(Charts and diagrams as code)
-- BEGIN --

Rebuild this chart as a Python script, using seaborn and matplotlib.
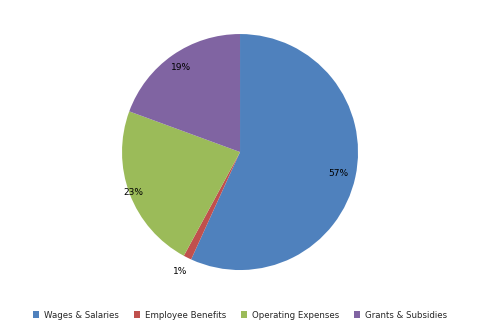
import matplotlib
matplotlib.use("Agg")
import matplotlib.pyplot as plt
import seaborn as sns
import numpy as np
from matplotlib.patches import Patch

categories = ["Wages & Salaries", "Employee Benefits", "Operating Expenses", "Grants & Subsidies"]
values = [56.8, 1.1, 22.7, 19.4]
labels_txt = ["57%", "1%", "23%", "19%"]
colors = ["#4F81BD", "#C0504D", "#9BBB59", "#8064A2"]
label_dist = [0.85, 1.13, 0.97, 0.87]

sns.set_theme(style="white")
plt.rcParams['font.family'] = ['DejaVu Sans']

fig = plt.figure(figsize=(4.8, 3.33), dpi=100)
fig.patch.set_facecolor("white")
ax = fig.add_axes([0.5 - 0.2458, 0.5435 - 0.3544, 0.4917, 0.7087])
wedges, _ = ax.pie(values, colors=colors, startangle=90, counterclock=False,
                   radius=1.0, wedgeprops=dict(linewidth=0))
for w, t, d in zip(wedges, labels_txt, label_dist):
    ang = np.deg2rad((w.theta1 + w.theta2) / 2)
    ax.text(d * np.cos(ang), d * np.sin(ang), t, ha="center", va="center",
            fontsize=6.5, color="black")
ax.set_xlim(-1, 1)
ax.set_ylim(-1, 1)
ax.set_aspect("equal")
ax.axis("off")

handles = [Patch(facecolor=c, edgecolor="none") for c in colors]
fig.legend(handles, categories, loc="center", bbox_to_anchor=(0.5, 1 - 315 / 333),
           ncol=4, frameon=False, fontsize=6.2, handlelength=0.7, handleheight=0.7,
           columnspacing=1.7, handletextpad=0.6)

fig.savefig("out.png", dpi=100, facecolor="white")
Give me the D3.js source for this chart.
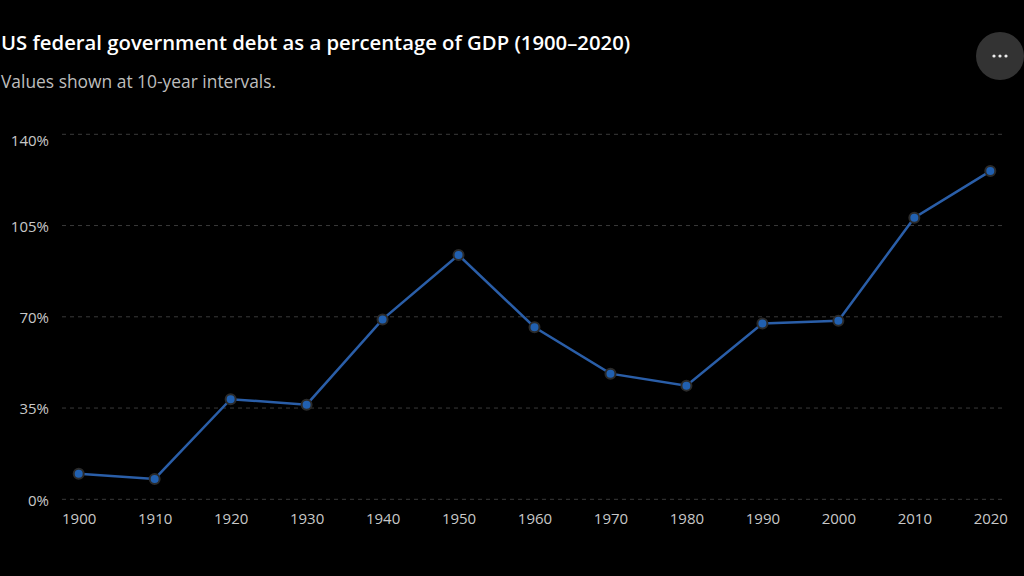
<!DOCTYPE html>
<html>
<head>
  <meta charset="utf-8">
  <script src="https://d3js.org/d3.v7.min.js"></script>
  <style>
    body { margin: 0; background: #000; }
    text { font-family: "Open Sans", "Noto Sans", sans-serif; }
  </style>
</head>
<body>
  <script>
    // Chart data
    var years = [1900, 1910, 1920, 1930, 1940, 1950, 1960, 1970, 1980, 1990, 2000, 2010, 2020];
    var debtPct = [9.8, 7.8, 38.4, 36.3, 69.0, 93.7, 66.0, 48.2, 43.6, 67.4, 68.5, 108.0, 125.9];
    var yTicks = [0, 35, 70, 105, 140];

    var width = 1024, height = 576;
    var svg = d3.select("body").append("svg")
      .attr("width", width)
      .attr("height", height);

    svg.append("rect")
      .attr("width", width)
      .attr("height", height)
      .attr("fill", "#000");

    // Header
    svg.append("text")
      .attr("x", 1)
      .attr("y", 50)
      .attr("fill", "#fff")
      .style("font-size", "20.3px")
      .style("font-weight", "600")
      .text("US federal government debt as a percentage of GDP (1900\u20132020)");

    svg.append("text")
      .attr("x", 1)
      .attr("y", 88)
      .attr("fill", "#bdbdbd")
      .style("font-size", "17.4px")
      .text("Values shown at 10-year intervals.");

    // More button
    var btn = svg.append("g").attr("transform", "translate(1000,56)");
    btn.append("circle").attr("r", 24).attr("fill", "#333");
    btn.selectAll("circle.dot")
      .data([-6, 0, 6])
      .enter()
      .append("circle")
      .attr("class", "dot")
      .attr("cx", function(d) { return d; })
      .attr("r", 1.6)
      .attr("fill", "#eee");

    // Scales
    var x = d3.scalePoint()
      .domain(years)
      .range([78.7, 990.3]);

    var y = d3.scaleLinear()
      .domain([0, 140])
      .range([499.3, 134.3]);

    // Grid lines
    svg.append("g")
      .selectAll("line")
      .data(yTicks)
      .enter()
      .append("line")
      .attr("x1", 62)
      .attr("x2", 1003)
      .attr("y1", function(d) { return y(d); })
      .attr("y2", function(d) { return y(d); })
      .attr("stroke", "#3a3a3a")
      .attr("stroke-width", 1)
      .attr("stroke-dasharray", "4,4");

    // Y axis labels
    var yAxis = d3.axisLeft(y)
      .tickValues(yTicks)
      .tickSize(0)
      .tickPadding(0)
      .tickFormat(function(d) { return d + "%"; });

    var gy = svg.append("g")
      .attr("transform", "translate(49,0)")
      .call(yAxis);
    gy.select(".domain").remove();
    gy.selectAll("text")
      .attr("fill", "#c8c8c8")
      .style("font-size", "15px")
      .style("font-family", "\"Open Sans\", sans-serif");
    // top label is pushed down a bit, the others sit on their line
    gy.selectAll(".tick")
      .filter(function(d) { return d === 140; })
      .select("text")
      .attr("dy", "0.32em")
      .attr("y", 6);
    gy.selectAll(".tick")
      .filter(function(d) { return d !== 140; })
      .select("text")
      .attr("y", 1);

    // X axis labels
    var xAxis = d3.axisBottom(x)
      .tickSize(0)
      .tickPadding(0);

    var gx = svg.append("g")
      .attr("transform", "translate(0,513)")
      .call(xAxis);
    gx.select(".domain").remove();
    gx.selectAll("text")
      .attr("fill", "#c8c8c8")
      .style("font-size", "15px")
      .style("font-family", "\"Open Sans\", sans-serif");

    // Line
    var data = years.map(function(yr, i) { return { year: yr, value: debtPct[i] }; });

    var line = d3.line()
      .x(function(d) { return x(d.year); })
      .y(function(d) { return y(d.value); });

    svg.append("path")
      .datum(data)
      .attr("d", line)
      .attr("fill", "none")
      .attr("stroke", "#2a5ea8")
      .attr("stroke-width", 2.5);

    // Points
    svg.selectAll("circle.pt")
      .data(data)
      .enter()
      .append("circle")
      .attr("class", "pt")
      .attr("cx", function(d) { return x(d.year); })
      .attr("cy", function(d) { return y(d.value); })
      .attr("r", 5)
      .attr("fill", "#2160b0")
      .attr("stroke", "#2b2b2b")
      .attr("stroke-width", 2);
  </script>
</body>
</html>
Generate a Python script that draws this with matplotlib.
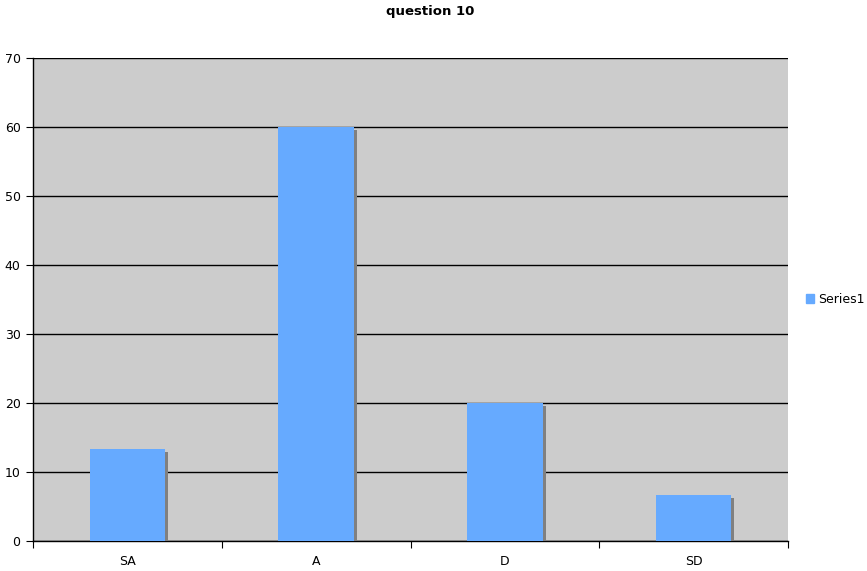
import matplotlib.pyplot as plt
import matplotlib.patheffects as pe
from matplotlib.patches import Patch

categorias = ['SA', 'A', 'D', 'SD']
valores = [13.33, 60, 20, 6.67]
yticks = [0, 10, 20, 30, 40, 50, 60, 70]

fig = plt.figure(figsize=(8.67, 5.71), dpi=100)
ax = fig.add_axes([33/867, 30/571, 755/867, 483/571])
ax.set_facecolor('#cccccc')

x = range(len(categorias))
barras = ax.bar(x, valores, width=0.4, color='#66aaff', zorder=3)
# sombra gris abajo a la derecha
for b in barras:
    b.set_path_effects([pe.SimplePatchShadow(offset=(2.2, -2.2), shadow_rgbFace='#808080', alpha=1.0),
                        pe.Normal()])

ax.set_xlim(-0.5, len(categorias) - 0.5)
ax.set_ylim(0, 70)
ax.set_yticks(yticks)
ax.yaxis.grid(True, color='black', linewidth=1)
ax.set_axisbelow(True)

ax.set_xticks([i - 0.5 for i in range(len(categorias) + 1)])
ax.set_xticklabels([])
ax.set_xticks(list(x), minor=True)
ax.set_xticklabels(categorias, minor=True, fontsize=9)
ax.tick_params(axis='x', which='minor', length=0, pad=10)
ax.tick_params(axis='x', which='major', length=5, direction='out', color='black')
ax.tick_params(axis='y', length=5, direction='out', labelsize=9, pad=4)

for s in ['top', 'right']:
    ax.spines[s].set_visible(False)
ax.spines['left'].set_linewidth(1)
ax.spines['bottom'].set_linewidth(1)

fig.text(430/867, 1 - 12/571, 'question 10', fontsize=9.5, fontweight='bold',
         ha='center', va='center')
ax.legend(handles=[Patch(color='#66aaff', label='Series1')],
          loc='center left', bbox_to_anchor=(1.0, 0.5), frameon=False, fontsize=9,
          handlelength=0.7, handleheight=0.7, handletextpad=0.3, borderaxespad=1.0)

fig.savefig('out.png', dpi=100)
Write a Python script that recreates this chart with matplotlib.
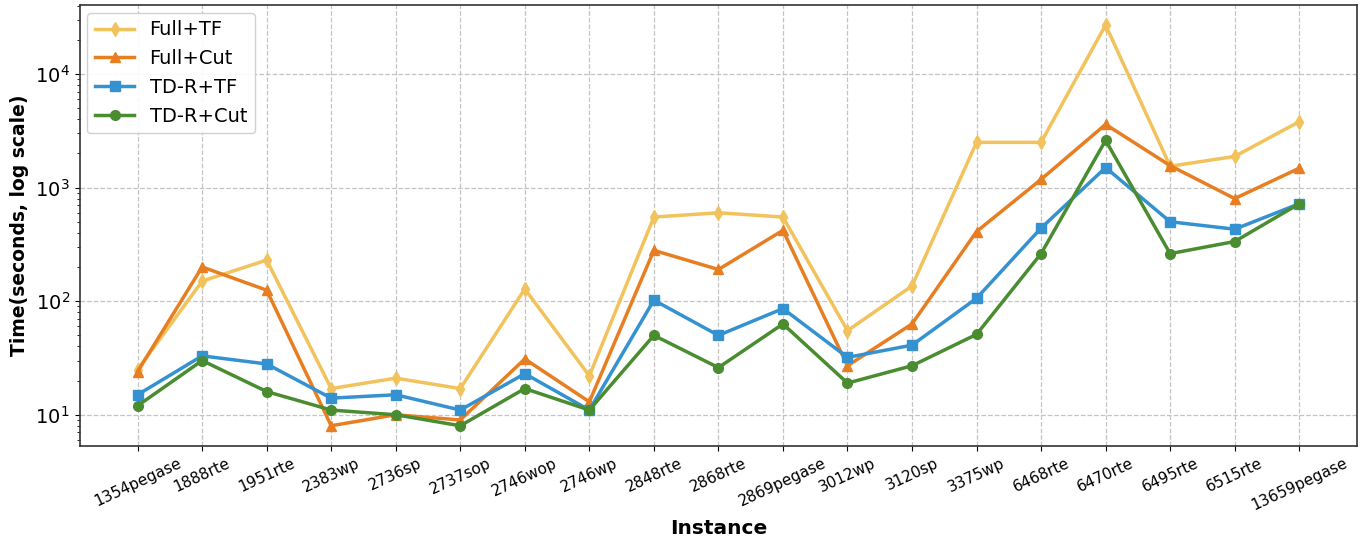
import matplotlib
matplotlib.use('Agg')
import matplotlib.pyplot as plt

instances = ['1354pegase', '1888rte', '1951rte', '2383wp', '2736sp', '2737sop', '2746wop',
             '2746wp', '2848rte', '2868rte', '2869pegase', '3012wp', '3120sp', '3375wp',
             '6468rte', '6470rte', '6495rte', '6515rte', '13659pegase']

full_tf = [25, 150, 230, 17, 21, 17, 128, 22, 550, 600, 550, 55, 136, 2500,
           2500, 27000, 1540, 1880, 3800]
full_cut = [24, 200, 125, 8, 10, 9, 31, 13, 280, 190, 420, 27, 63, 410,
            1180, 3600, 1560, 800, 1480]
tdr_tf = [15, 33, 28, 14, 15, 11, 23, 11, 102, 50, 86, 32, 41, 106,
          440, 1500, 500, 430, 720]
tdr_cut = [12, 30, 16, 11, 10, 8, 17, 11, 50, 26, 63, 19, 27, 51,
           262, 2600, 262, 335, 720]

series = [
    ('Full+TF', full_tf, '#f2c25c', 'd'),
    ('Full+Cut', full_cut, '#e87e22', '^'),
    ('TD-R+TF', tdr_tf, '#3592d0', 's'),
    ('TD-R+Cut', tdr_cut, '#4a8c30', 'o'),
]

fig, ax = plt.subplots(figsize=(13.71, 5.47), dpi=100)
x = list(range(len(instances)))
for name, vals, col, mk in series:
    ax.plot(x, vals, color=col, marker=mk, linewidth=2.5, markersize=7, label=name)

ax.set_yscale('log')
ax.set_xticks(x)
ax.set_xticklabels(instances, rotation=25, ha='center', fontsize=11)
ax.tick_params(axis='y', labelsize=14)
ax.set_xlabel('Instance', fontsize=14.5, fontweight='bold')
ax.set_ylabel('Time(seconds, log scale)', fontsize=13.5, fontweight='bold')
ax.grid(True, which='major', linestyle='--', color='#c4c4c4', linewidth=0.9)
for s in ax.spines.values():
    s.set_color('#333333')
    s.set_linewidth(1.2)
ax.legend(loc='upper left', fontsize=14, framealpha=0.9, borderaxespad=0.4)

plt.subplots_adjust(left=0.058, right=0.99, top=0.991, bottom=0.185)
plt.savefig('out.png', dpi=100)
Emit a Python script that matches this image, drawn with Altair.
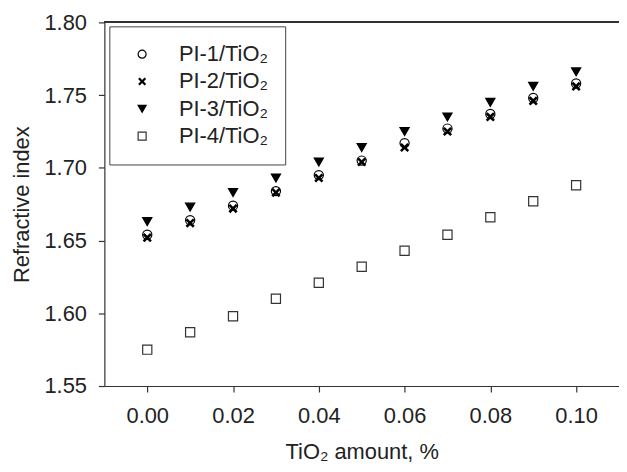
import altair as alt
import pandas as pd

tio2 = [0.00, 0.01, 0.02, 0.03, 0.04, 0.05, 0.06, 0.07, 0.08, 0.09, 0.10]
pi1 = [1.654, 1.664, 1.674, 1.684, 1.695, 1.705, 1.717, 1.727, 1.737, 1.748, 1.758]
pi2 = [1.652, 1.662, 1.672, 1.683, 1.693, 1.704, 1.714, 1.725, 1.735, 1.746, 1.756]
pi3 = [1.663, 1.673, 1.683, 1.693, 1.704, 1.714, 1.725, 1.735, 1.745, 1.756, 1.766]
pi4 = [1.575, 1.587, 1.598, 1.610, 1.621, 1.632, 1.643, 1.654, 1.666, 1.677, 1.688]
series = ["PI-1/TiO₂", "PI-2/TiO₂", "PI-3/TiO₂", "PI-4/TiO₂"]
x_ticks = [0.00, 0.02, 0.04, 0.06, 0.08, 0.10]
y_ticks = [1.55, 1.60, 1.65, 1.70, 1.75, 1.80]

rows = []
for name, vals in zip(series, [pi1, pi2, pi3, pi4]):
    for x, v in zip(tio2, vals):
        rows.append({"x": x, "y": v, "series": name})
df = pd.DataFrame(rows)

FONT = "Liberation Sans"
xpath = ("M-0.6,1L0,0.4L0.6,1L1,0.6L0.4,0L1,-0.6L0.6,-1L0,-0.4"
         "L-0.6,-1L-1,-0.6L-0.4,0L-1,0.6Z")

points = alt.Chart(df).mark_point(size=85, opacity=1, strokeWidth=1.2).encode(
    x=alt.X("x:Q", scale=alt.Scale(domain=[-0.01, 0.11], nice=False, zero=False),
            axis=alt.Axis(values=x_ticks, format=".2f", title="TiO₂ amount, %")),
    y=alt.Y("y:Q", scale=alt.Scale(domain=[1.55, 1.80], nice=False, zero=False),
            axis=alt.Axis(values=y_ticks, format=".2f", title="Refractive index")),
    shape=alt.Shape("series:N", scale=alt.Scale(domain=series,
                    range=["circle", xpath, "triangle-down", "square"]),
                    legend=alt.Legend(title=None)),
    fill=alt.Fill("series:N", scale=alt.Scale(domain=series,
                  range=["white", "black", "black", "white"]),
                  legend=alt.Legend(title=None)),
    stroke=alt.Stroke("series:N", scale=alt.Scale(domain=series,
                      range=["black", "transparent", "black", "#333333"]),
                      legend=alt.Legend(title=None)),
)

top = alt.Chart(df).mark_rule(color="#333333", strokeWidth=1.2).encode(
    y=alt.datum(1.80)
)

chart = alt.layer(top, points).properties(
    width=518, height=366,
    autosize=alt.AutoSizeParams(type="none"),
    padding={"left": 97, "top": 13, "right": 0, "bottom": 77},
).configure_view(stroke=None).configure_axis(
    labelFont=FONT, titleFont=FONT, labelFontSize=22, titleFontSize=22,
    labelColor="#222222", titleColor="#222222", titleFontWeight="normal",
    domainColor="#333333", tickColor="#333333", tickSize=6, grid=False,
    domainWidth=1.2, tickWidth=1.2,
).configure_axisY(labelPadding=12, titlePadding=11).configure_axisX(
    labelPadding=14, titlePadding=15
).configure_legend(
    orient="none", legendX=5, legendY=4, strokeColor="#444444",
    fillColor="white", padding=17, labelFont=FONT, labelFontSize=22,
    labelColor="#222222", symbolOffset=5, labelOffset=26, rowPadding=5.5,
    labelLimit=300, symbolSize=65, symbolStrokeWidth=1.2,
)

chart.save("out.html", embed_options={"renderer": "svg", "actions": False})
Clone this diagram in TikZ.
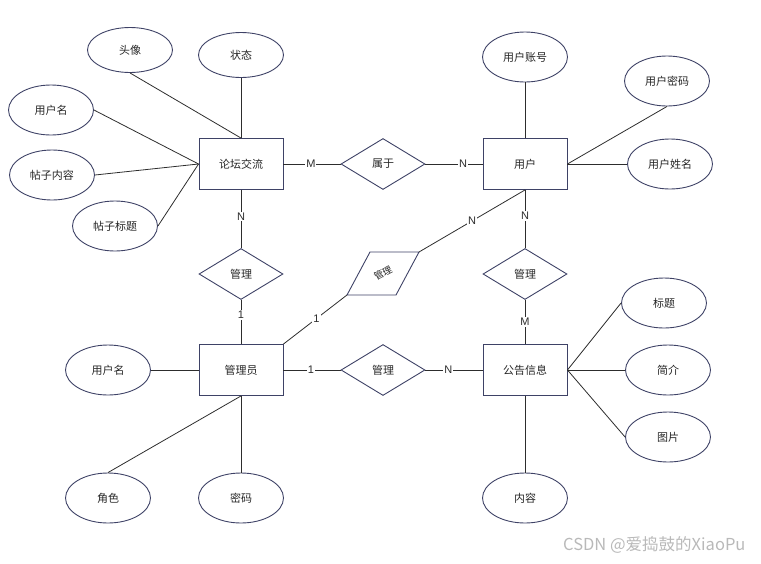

-- END --

__Required work__
The lines to reproduce run from the one above containing "Emit a Python" through the one containing "df = pd.DataFrame(rows)". Copy them exactly and leave out all pictures.

__Solution below__
Emit a Python script that matches this image, drawn with Altair.
import altair as alt
import pandas as pd

tio2 = [0.00, 0.01, 0.02, 0.03, 0.04, 0.05, 0.06, 0.07, 0.08, 0.09, 0.10]
pi1 = [1.654, 1.664, 1.674, 1.684, 1.695, 1.705, 1.717, 1.727, 1.737, 1.748, 1.758]
pi2 = [1.652, 1.662, 1.672, 1.683, 1.693, 1.704, 1.714, 1.725, 1.735, 1.746, 1.756]
pi3 = [1.663, 1.673, 1.683, 1.693, 1.704, 1.714, 1.725, 1.735, 1.745, 1.756, 1.766]
pi4 = [1.575, 1.587, 1.598, 1.610, 1.621, 1.632, 1.643, 1.654, 1.666, 1.677, 1.688]
series = ["PI-1/TiO₂", "PI-2/TiO₂", "PI-3/TiO₂", "PI-4/TiO₂"]
x_ticks = [0.00, 0.02, 0.04, 0.06, 0.08, 0.10]
y_ticks = [1.55, 1.60, 1.65, 1.70, 1.75, 1.80]

rows = []
for name, vals in zip(series, [pi1, pi2, pi3, pi4]):
    for x, v in zip(tio2, vals):
        rows.append({"x": x, "y": v, "series": name})
df = pd.DataFrame(rows)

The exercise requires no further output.